Another breath, but it’s no longer shaky, it’s fortifying. “God, I hope so, Simona. I’m so done with all of this.”
“Nothing is going to hold you back, Heidi. Not this, not what Kai did. Nothing. And I for one couldn’t be prouder of who you are, and what you’ve done. Verdune Pharmaceuticals is going to go from strength to strength with you driving its success.”
I hear Heidi, making a strangled sound like a half sob and frustrated wail but she is back to being in control. Her next breath is measured, and a little distant, but it’s Heidi being Heidi, and that’s what is important. “I needed to hear your voice, Sim. I love you. Are you sure you don’t want to come back to the Estate with me?”
“No, you’ve got things you need to do. Plus, I’ve got to go back to Unity. After that, who knows, maybe I have somewhere I need to be.”
I hear a soft laugh from her. “Simona Vanderling, are you holding out on me? It sounds like there’s a story I should know.”
The four of us might share a lot with each other, but we also keep a lot of secrets to ourselves. “I promise I’ll be safe. I also know you’re only a phone call away if I need to. By the way, I love you.”
Heidi interrupts. “Sim, I’m sorry, I have to go. Dad’s calling.”
“Go be amazing and kick some ass. I know exactly where you are.” I hang up on her so she can speak with her father, but also so I don’t take her up on her offer of confessing everything.
I turn my own attention to the message I got while talking with Heidi. I wasn’t going to interrupt her to check.
My stomach drops as I reread the information on the gynaecologist’s appointment scheduled for a few days’ time. Seeing the detail of the appointment in black and white is quite different to hearing the threat from Brody’s father before I left for Unity. It takes me a second to remember the email confirming the appointment. At the time it seemed like something happening to someone else, but the date and time now is too realistic.
There’s no doubt in my mind this is Brody being spiteful after our run in at the hospital. Right now, I do what I’ve wanted to for so long, I do the opposite of what is expected. I type N and hit send before talking myself out of cancelling the appointment.

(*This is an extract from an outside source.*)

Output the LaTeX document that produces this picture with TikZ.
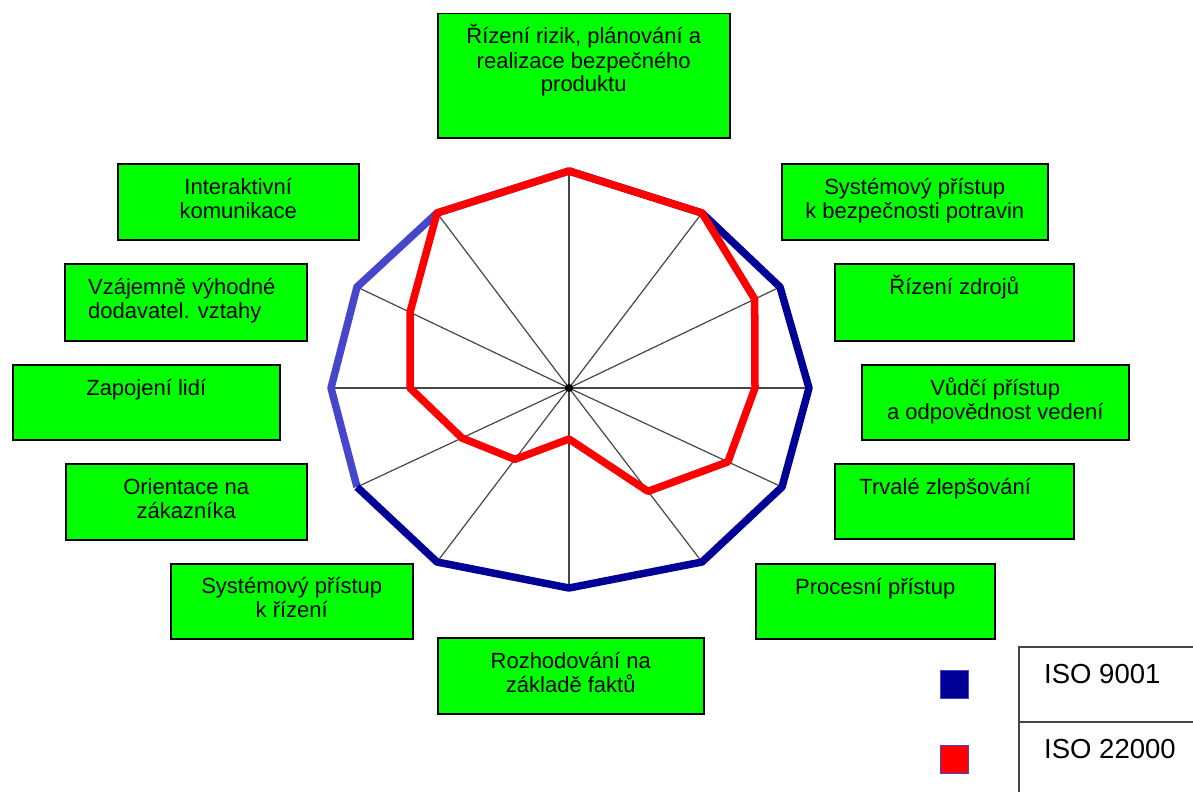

After first hearing the threat of having to undergo a medical exam to verify my virginity—despite no longer being one thanks to Brody, I’d googled other reasons why hymens break. There were a few options that would have medically worked. I could have joined the Unity Equestrian Club, their bicycling sports team, or even the gymnastics squad to hide what he did. And I nearly did, until I remembered Dr. Carlisle would be the one tasked with the examination. He’s loyal to the founding family and will always give them the answer they want whether it is moral or not.
The speed of the Range Rover drops, and I’m surprised to see we’re already at the airport. And like Hendrix promised there’s a small charter plane ready and waiting. As we pull to a stop he texts.
Travel safely. Rest up, and once you’re back in your room at Unity give us a call.
After a quick group text to the girls letting them know I’ll be in the air, I send more detailed messages to Hendrix, Dominic and Ryder. I flick my phone to flight mode as we start taxiing down the runway. Before we’ve levelled out, my eyes start closing. I let myself sleep knowing it will be the best thing to do.
The bump of the landing gears wakes me up. And I feel a lot better, clearer in my head than I did before. I’m still a ball of worry and anxiety but that’s nothing new.
Nigel and Dale stay in full protection mode on the drive back to Unity.
“We’re staying here, so if you need anything just call,” Nigel says as he walks me to the gate.
“I’m not sure what I’m doing yet but I’ll keep you in the loop,” I offer as I walk off.